* _SET TASK_:
The line containing "import plotly.graph_objects as go" marks the end: extract everything from the first line of the data through that line, exactly, with no pictures.

* _INFORMATION SHOWN_:
----------------------------------------

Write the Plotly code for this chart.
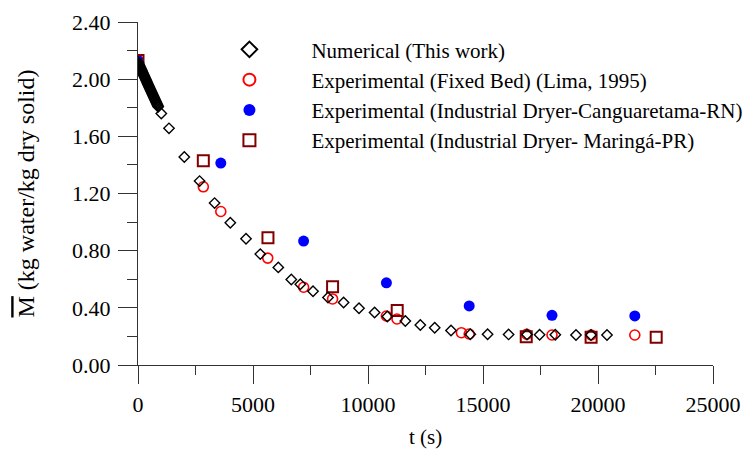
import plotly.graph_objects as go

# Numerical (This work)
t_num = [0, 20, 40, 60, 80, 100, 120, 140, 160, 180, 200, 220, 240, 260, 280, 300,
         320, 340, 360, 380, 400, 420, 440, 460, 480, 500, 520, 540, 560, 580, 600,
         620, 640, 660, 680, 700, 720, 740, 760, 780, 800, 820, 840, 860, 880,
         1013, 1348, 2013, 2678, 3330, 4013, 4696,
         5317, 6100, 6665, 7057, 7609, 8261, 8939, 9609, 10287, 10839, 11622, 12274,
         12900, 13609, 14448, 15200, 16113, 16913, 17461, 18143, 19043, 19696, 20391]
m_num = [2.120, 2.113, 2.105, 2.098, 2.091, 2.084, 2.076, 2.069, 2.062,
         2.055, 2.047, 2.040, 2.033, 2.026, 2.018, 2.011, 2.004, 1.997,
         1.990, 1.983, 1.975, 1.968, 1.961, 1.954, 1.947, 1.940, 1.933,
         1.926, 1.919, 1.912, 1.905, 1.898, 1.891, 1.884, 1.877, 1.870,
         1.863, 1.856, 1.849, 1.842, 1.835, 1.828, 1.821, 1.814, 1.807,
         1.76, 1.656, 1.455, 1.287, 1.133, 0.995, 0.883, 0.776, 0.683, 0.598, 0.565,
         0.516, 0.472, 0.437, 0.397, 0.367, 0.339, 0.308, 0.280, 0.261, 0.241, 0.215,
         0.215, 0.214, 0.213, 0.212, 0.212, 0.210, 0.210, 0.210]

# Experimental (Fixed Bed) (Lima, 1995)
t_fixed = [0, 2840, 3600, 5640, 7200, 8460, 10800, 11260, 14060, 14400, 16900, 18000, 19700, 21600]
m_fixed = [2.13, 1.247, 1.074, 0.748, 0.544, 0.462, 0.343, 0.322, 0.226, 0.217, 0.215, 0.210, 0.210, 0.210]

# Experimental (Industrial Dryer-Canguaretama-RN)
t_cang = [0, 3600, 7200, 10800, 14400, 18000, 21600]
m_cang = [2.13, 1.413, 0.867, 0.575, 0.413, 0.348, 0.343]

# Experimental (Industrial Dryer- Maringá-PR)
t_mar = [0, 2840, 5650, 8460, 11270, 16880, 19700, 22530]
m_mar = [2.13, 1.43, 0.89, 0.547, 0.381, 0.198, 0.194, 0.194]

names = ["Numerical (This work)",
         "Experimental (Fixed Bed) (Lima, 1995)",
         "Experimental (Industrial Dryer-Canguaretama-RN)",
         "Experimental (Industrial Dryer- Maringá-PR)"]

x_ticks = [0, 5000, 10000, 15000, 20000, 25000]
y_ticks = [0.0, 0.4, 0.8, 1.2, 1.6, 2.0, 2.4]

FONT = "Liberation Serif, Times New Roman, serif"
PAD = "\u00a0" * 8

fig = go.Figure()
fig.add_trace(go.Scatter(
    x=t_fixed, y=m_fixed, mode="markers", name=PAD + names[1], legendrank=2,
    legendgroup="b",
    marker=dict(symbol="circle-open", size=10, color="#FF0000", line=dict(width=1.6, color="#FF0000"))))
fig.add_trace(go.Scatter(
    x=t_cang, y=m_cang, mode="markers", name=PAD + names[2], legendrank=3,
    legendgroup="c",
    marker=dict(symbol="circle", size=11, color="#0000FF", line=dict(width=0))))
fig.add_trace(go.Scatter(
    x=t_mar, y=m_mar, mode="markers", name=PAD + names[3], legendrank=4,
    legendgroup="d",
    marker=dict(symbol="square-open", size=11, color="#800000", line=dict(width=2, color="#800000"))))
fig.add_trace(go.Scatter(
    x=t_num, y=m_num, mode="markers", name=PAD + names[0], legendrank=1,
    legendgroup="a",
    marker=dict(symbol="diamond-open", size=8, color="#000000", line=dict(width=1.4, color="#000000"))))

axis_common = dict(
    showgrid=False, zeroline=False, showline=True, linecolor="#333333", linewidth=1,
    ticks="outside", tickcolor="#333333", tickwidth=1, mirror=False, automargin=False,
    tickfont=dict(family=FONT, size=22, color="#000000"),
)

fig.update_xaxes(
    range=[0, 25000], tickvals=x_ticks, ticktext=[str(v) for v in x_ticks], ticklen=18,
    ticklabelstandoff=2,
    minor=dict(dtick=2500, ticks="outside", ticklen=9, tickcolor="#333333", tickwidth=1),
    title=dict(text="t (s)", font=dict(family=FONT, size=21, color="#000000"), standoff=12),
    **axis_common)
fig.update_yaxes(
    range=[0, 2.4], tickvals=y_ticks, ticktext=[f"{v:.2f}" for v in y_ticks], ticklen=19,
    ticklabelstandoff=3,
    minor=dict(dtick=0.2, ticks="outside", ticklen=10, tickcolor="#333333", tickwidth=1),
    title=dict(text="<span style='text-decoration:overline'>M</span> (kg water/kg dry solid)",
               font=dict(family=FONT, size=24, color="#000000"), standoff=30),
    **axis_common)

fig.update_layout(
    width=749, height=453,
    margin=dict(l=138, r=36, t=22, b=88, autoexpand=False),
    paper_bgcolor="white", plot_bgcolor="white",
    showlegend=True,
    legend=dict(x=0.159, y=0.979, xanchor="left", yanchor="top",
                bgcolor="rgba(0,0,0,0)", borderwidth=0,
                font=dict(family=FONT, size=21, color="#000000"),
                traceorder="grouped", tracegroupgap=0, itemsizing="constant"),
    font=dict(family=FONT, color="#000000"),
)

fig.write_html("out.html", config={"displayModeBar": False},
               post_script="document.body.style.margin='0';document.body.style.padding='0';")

----------------------------------------

* _RESULT_:
Write the Plotly code for this chart.
import plotly.graph_objects as go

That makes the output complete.